Recorded data –
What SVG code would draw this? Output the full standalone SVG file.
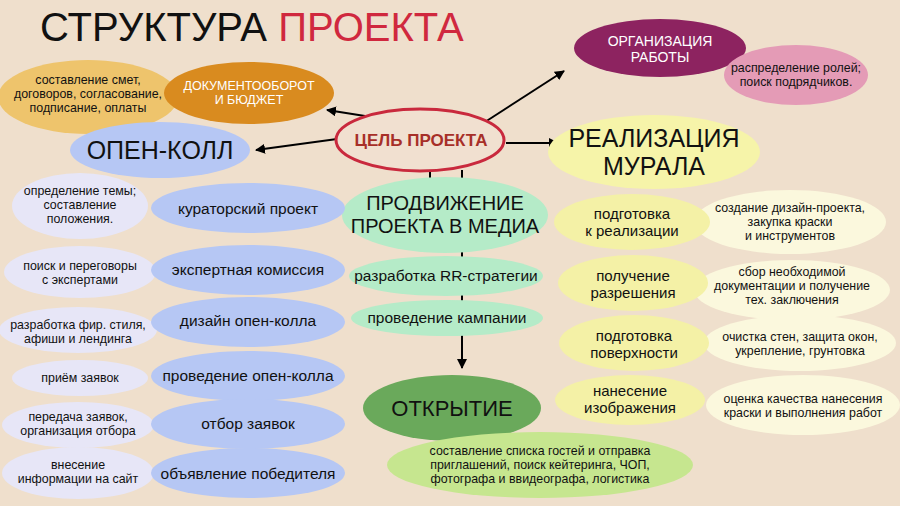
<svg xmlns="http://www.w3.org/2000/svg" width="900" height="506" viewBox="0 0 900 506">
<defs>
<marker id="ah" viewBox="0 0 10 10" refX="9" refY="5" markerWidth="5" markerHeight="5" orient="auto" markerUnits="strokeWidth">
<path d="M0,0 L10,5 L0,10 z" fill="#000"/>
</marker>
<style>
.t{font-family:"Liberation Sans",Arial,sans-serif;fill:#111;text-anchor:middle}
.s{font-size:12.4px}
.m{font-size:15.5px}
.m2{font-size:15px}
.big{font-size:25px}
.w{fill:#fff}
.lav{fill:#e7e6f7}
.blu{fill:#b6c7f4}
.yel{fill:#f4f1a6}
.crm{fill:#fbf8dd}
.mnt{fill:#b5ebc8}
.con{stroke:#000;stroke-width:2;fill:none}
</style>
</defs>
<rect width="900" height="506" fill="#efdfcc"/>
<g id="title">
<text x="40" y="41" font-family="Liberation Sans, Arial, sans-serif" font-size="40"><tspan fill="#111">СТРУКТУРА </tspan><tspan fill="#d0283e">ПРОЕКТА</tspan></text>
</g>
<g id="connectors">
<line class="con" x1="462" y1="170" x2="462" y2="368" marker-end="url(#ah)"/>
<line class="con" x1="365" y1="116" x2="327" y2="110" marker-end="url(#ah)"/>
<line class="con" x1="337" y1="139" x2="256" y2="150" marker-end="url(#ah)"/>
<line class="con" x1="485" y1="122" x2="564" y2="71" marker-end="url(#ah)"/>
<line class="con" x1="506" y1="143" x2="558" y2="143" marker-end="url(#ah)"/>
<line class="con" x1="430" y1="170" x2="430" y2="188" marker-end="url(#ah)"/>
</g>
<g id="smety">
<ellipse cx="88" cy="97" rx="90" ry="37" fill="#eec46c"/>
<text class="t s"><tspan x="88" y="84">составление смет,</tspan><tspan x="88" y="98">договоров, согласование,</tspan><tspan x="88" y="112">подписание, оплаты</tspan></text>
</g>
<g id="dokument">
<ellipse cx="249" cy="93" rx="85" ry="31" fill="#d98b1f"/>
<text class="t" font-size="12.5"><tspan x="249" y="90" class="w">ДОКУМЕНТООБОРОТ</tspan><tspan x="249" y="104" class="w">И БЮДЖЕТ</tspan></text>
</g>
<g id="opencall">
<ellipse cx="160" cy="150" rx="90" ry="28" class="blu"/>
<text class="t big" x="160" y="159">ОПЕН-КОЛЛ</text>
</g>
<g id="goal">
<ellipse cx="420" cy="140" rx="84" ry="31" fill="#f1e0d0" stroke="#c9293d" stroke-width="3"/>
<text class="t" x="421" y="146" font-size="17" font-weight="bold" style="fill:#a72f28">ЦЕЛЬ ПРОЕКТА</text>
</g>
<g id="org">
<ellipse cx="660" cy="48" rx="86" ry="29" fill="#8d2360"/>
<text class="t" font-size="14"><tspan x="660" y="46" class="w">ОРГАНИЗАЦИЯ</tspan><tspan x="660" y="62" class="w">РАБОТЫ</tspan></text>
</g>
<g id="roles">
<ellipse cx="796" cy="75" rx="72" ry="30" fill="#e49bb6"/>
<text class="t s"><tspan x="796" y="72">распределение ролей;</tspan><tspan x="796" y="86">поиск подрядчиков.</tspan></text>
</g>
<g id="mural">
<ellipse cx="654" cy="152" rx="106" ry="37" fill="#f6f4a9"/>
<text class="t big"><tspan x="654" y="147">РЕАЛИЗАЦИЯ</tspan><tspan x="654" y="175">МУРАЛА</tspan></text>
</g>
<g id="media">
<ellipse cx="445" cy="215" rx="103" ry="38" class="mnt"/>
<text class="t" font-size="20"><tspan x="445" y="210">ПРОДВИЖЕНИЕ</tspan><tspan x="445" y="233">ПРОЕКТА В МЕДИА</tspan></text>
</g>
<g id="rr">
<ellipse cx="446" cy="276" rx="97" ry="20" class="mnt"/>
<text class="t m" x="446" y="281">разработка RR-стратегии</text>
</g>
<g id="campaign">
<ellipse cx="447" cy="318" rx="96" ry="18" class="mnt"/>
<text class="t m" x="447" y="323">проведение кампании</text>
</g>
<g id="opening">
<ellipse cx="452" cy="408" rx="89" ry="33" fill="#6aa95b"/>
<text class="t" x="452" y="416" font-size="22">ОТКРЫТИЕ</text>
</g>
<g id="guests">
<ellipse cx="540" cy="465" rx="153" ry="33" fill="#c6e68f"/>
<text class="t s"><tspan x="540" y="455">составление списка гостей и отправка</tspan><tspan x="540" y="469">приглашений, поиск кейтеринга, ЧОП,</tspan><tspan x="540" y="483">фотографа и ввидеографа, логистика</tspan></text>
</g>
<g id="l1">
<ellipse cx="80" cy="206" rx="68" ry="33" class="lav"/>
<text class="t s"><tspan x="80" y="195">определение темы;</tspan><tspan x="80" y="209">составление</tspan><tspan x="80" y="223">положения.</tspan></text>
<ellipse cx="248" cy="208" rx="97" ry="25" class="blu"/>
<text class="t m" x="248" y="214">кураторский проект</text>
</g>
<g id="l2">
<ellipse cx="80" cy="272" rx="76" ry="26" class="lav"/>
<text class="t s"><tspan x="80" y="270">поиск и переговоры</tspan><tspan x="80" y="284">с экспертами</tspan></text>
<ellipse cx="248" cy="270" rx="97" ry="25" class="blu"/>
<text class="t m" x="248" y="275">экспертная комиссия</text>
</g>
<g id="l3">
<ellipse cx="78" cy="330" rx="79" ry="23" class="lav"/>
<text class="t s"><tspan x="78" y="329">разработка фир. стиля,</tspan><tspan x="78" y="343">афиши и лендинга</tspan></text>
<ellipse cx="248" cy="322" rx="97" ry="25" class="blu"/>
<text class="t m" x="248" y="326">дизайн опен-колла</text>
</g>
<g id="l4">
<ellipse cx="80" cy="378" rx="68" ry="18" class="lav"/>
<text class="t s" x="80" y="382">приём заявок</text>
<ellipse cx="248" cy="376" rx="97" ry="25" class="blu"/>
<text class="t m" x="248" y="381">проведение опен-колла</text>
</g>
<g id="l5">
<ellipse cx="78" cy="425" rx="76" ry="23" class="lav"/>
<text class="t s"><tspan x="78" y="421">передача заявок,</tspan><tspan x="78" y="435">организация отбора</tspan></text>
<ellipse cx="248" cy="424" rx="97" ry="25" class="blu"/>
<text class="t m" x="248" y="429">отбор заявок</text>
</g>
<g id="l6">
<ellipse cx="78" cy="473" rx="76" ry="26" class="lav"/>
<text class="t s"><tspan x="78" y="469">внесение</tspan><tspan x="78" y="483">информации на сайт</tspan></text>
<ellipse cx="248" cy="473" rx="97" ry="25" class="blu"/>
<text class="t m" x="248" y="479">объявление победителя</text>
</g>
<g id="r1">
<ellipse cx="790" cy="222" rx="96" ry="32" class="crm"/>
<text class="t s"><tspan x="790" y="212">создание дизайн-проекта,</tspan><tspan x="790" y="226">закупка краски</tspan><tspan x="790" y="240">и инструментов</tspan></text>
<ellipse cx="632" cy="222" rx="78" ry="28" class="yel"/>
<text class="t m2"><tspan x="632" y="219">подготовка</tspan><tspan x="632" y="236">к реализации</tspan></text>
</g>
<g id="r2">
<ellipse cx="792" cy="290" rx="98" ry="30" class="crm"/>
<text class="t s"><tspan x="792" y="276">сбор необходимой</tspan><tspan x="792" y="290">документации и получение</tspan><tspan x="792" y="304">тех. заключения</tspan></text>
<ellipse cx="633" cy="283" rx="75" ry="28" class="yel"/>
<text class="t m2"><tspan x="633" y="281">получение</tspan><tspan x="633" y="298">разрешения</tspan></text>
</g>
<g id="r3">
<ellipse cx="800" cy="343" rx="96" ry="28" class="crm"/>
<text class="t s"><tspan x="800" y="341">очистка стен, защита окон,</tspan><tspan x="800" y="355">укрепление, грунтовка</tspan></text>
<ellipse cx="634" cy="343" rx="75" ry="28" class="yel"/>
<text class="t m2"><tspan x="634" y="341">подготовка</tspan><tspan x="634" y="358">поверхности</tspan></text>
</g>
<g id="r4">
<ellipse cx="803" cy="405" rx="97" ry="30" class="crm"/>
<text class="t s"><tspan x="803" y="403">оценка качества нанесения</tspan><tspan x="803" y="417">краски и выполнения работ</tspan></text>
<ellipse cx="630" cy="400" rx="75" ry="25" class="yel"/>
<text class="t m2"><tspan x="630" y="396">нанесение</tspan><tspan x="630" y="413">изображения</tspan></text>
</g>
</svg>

--

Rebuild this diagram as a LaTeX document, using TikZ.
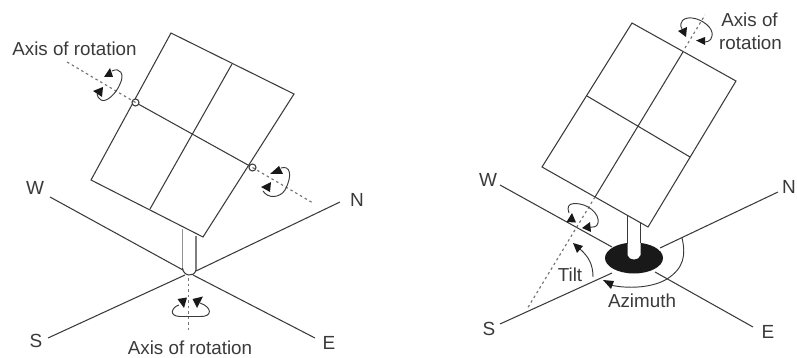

* * *

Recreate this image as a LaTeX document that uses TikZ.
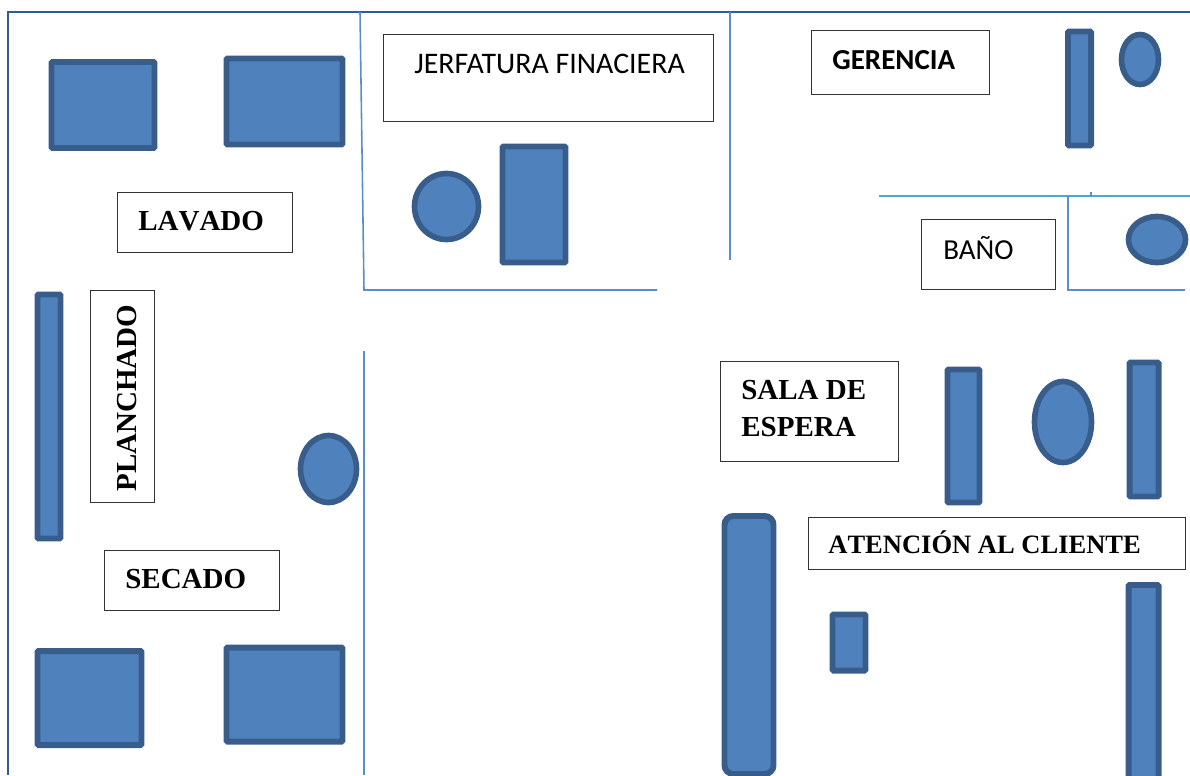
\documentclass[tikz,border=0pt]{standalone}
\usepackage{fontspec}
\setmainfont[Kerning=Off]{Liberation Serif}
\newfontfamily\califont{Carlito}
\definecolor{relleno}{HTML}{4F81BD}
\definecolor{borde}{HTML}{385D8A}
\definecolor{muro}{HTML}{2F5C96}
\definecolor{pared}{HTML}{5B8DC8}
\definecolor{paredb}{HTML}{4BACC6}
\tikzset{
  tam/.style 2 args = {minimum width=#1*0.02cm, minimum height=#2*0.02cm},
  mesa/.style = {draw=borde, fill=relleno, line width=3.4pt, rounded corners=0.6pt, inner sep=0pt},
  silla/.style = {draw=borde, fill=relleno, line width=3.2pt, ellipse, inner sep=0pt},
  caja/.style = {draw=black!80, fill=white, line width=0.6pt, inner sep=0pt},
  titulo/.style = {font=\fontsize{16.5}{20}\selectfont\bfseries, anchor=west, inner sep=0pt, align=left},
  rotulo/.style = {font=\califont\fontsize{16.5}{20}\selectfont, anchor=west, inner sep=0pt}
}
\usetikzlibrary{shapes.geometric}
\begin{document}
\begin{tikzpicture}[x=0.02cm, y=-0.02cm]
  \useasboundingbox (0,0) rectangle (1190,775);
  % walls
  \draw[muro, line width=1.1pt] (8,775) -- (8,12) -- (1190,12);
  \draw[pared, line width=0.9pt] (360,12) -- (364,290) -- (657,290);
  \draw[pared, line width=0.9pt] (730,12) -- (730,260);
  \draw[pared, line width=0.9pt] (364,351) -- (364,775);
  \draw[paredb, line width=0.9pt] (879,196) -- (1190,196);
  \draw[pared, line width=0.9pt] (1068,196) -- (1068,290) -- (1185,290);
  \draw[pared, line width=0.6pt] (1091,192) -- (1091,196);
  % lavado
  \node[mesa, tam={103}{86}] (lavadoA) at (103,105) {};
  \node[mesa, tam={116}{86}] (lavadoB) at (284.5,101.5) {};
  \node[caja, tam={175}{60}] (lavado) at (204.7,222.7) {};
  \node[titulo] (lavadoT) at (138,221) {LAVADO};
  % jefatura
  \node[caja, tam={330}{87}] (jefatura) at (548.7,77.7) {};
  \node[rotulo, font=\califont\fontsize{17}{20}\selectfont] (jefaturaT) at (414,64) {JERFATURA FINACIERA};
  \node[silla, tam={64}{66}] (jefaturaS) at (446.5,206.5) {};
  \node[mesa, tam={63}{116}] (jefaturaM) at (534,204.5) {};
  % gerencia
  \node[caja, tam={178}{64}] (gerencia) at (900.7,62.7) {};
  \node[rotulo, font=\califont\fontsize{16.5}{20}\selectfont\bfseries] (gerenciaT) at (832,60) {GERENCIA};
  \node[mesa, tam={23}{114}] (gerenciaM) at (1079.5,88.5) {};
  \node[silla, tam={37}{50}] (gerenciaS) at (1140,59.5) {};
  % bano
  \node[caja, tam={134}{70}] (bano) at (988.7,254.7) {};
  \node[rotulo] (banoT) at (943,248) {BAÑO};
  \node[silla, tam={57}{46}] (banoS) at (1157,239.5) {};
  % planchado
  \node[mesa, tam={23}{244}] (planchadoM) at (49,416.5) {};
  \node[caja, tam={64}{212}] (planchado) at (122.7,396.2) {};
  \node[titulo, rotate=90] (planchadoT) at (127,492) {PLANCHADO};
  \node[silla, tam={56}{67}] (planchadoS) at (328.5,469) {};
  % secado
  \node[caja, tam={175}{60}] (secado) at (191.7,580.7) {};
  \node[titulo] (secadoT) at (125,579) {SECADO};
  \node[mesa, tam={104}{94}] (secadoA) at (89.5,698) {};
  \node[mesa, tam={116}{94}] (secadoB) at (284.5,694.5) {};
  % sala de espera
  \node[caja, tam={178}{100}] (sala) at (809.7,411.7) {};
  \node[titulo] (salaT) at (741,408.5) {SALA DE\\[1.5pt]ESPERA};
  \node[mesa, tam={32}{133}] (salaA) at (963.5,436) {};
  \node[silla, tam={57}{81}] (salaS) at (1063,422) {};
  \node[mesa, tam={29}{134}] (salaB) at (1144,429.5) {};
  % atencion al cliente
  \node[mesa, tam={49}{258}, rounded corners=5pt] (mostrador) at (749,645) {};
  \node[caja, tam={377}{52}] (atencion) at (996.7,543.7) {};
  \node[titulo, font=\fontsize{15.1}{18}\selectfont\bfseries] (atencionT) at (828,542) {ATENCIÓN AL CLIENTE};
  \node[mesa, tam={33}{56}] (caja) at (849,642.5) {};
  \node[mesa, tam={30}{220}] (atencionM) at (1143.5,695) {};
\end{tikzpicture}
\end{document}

Work instructions – Pick out all lines from the data above in which the word "draw" appears.

Expected output –
What SVG code would draw this? Output the full standalone SVG file.
  mesa/.style = {draw=borde, fill=relleno, line width=3.4pt, rounded corners=0.6pt, inner sep=0pt},
  silla/.style = {draw=borde, fill=relleno, line width=3.2pt, ellipse, inner sep=0pt},
  caja/.style = {draw=black!80, fill=white, line width=0.6pt, inner sep=0pt},
  \draw[muro, line width=1.1pt] (8,775) -- (8,12) -- (1190,12);
  \draw[pared, line width=0.9pt] (360,12) -- (364,290) -- (657,290);
  \draw[pared, line width=0.9pt] (730,12) -- (730,260);
  \draw[pared, line width=0.9pt] (364,351) -- (364,775);
  \draw[paredb, line width=0.9pt] (879,196) -- (1190,196);
  \draw[pared, line width=0.9pt] (1068,196) -- (1068,290) -- (1185,290);
  \draw[pared, line width=0.6pt] (1091,192) -- (1091,196);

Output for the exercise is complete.